If pundits and doomsayers are to be believed, Waynesboro today stands in circumstances similar to those of ’29, when this city in many senses was born. We believe differently. We believe neither this country’s brightest days, nor this city’s, are past. We believe a recovery will come, and with it, opportunity. The time to prepare for that moment is not when it arrives but now.

And even if the Depression’s gloom is again unfurled, Waynesboro’s history tells us two things: that it need not darken this place, and that there is a necessity to act. Those city officials whose names have faded into the yellowed pages of newspapers and the musty folds of history books saw the obstacles to growth – a housing shortage and inadequate infrastructure, chiefly – and toppled them. They embraced DuPont as a partner in the city’s future and responded with vigor to the company’s needs and its employees’.

The challenges of the modern hour differ. Invista, which took over the DuPont plant five years ago, has been knocked silly by the slide in the housing market and dwindling carpet demand, and as an economic force, the facility on the South River is far removed from its halcyon days. Finding players matching the size and might of DuPont is a difficult enterprise in any era, especially this one.
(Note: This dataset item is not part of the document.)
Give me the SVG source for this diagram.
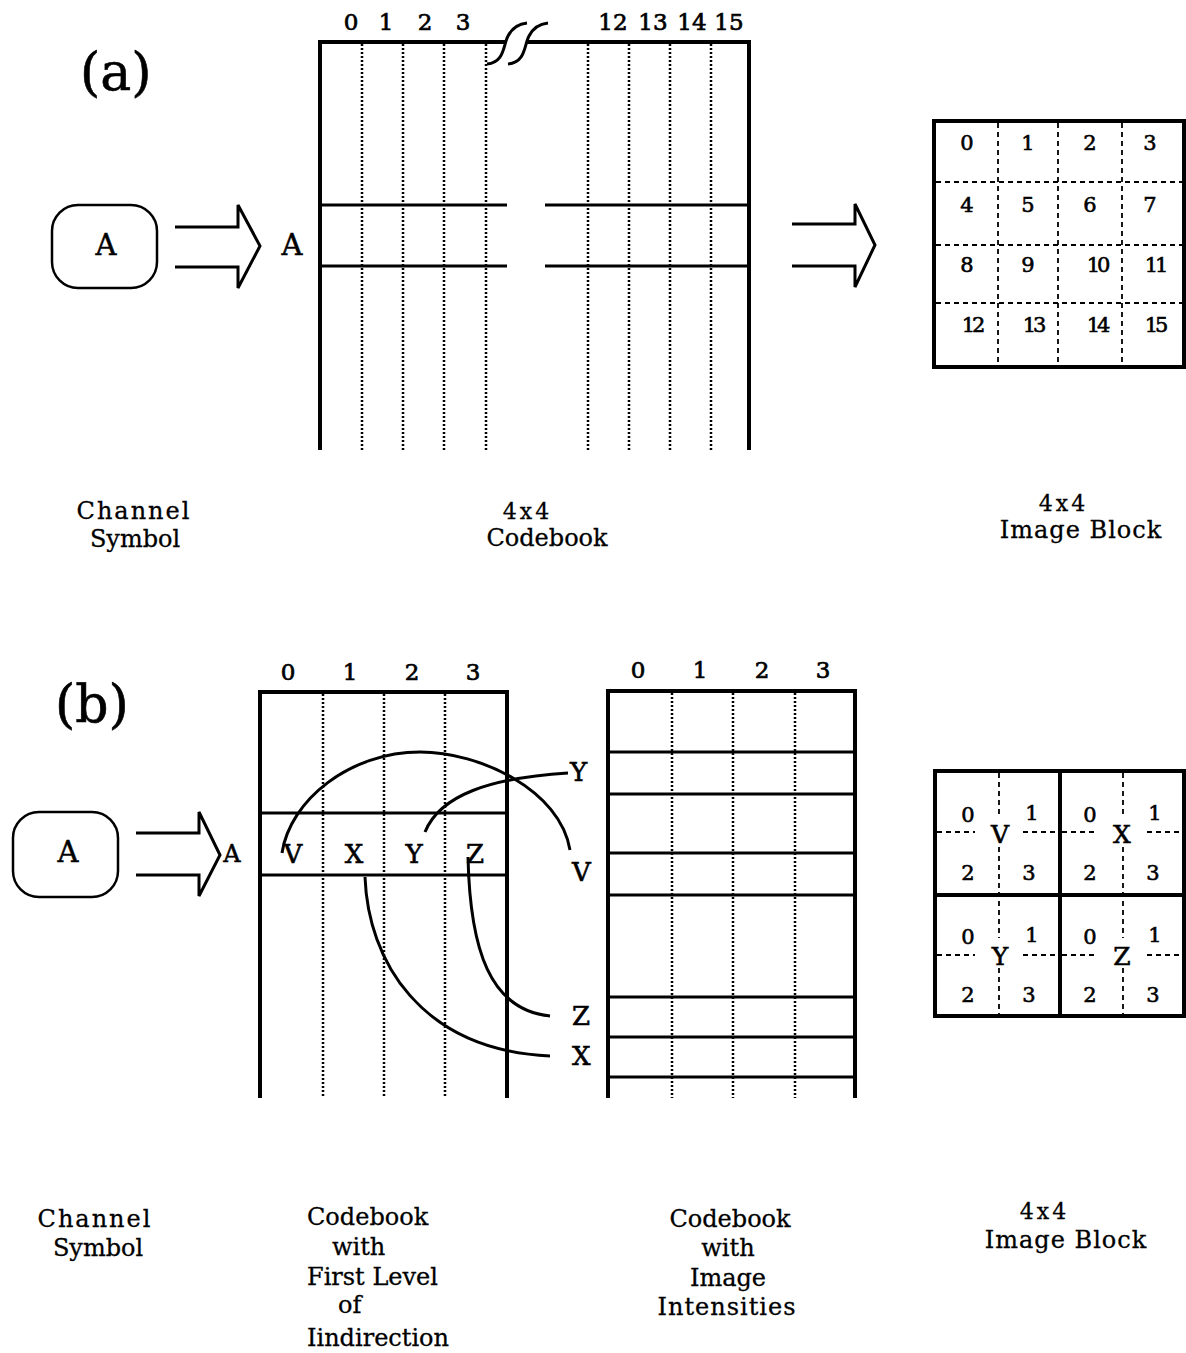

But it should be recognized that true entrepreneurs and business leaders never go idle. For such people, a buyer’s market is not a time for sitting on hands, though they may take greater care in how they proceed with projects, given the economic conditions. There are people at this writing searching for the right place, offering a strong location, affordability and a local government willing to do the hard work of clearing red tape.

City officials worked hand in hand with such decision makers more than 80 years ago to land DuPont on the South’s shores. That spirit is desperately needed today. If Waynesboro’s elected leaders and appointed staff remain ensconced in bunkers counting budget pennies while the storm builds and then rages, they might one day find the darkness lingering long after the clouds have cleared. We hope for better and await it.